Au départ, les anticipations sur la croissance du PIB français ont eu les apparences d’un vaudeville de technocrates. Rappelons qu’en septembre 2002, les prévisions officielles du Ministère des Finances du Quai de Bercy proposaient une loi de finances pour 2003 assise sur une prévision de croissance du PIB de 2,6%. Soulignons qu’il est devenu d’usage de considérer que les recettes fiscales et celles des caisses sociales sont une fonction directe du produit intérieur brut. Si l’activité augmente de x%, on présume que l’État verra, grosso modo, ses diverses recettes du même pourcentage. Cette approximation est tout à fait discutable face à certaines évolutions, par exemple celles des usages de consommation. La taxation des cigarettes n’engendre des recettes pour l’État que dans la mesure où elle demeure légale. La contrebande, en plein développement, ou le cannabis ne rapportent rien à la puissance publique. De même , si les Français achètent moins d’habillement à 19,6% et plus d’alimentation à 5,5% de TVA. De même, s’ils roulent moins en voiture, la Taxe intérieure sur les produits pétroliers cessera d’être la plus brillante ressource de la république.

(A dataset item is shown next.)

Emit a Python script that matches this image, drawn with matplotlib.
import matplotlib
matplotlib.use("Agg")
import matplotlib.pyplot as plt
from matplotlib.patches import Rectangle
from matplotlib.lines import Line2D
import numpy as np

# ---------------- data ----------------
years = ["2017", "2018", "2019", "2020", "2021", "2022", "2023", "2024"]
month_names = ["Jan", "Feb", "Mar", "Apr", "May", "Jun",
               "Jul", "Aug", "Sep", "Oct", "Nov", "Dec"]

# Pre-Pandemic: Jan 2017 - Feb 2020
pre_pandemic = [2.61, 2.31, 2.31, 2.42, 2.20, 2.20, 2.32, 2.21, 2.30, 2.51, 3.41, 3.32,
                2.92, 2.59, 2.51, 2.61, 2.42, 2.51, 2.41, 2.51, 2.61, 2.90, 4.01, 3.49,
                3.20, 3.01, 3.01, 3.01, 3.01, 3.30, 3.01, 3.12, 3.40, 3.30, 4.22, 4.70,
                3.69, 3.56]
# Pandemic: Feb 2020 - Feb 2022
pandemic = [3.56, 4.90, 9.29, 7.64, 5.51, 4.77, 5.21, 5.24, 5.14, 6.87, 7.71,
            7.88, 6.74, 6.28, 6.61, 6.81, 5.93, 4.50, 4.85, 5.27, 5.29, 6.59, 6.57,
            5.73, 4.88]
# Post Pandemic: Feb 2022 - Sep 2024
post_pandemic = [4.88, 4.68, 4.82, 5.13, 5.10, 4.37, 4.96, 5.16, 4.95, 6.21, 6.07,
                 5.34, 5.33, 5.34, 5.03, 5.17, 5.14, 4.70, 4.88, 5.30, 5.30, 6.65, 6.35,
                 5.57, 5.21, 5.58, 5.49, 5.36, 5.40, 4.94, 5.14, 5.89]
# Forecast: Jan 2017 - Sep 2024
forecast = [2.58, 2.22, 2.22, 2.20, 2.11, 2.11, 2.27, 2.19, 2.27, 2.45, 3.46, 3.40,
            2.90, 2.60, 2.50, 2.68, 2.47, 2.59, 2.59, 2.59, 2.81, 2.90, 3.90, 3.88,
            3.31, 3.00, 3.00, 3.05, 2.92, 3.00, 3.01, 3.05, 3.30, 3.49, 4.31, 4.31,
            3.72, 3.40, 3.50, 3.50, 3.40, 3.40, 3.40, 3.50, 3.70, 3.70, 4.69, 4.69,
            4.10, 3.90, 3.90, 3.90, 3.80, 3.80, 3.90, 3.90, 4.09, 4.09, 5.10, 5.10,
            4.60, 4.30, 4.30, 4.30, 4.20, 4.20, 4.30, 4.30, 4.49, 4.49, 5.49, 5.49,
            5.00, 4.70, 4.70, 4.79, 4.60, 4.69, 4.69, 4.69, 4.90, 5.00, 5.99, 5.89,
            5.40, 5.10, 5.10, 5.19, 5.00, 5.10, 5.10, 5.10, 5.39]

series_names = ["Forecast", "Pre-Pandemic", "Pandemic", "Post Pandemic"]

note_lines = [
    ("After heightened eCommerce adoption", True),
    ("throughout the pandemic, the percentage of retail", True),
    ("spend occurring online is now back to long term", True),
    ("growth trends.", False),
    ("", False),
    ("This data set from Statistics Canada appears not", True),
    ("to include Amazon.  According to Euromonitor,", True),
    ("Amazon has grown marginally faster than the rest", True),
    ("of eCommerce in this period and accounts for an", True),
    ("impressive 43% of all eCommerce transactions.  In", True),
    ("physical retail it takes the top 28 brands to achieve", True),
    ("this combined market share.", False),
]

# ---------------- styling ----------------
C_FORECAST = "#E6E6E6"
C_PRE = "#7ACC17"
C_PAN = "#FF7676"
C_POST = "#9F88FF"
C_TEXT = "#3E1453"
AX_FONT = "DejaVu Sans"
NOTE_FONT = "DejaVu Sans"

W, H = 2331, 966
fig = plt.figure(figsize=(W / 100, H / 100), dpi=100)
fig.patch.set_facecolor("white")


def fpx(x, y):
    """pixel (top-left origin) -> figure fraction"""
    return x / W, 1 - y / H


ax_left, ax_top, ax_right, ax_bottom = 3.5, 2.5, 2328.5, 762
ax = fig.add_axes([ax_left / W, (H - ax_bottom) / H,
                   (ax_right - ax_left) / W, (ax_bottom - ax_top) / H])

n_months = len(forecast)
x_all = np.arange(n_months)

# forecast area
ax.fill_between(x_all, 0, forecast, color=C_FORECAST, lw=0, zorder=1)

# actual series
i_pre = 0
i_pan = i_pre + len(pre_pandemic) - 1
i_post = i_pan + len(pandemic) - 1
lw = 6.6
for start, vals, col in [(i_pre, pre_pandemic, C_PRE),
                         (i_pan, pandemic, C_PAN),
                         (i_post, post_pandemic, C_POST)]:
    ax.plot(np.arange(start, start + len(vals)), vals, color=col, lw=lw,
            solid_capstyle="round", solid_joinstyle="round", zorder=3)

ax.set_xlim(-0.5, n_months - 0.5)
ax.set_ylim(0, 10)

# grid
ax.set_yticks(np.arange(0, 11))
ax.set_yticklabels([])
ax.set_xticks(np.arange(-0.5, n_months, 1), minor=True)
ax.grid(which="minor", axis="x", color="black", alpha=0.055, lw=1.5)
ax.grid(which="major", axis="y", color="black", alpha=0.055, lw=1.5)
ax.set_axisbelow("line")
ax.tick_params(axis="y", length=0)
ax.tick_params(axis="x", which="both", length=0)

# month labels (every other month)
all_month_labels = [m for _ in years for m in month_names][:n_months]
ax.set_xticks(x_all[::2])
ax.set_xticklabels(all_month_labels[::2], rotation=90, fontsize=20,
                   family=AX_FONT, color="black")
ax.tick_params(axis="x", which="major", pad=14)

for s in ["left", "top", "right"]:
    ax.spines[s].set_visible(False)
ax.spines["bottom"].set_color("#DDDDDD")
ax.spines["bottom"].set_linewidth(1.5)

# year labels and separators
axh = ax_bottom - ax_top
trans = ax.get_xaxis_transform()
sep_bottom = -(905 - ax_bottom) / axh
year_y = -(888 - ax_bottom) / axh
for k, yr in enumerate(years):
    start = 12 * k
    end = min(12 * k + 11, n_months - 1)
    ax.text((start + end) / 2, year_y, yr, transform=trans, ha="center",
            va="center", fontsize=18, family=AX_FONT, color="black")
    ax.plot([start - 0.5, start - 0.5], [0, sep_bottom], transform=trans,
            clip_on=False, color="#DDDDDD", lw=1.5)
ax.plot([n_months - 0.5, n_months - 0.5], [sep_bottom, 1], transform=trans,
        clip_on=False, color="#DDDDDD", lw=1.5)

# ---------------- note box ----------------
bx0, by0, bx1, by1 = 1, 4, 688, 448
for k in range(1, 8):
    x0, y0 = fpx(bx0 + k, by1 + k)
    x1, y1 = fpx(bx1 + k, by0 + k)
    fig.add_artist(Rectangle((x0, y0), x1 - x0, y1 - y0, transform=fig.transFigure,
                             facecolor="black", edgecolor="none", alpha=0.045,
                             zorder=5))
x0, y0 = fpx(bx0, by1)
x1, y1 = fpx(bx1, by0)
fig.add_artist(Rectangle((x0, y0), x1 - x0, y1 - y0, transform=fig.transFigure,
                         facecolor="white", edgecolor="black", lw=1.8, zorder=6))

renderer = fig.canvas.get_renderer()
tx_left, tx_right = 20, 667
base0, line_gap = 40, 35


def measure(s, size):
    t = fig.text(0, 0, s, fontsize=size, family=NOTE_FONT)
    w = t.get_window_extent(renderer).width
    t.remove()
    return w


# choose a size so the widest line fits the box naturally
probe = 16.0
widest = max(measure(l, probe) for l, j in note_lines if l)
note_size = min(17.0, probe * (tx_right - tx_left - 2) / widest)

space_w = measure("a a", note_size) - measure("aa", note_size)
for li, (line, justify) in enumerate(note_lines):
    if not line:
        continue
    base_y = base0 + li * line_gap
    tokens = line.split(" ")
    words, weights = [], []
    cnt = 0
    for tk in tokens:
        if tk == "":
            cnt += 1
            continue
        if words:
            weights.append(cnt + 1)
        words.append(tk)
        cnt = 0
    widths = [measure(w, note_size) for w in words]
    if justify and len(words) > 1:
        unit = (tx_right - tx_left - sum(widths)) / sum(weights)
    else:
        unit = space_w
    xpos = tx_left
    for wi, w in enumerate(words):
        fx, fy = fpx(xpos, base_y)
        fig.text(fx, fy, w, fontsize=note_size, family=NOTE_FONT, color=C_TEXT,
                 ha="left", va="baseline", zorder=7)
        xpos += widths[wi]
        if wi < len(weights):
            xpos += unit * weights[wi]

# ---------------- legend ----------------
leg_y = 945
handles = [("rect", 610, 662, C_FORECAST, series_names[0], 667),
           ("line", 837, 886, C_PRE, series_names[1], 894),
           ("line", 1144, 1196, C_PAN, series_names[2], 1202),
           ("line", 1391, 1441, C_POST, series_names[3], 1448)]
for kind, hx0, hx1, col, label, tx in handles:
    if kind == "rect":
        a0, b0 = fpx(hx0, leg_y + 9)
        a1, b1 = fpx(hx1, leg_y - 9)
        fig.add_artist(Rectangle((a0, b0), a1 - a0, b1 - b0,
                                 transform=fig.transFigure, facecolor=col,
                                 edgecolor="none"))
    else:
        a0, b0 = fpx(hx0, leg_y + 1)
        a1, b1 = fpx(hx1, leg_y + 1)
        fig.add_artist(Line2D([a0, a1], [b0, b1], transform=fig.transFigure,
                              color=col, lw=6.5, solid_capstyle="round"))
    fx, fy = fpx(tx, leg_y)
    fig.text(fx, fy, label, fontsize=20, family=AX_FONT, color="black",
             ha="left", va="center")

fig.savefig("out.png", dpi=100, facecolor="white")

Reste évidemment que, pour l’équilibre à court terme des finances étatiques françaises, la baisse des prévisions de croissance est la question la plus déterminante et la plus préoccupante.

Nous l’avons plusieurs fois souligné : depuis les 2,6 % avancés contre toute vraisemblance en septembre 2002, ces prévisions ont régulièrement diminué de 0,2 par mois. D’instituts officieux en directions du bidonnage d’État, de consensus keynésiens en organismes intergouvernementaux, on en est ainsi arrivé en juin 2003 à professer désormais que le taux de croissance de l’économie français serait désormais, pour l’année en cours de 0,8%. Le Medef dit prudemment 0,7 : c’est peu dire que de considérer que,de la sorte le Medef est plus près de la réalité. Car rien ne nous dit que la France ait vocation à bénéficier plus particulièrement qu’un autre pays de la reprise aux États-Unis ou de la reconstruction en Irak.

Le principal client de la France c’est l’Allemagne et elle se porte mal.

Tous les calculs des technocrates sont faux, mais ils comportent une part de réalité.

D’une part il apparaît que depuis 10 ans la croissance tendancielle de l’économie française est en moyenne de 2 %, ce qui signifie que chaque année elle est en recul de 1 % par rapport aux États-Unis – ne parlons même pas des pays émergents …

D’autre part, pour la troisième année consécutive, la France va dépasser le taux de déficit maximal de 3 % prévu par le pacte de stabilité signé en 1997 en marge du Traité d’Amsterdam et en vue de l’Union monétaire.

Après des kilos d’avertissements, de notes motivées, de solennelles remontrances et de parénèse, il est prévu qu’une amende de 0,3 ou 0,5 % du PIB puisse être infligée à l’État récalcitrant. C’est énorme : cela correspond grosso modo au financement direct d’État des opérations HLM…

On se demande très franchement si des technocrates français – au hasard, un homme comme Trichet – pourront être alors objectivement juge et partie dans cette confrontation au sein même de l’Europe monétaire.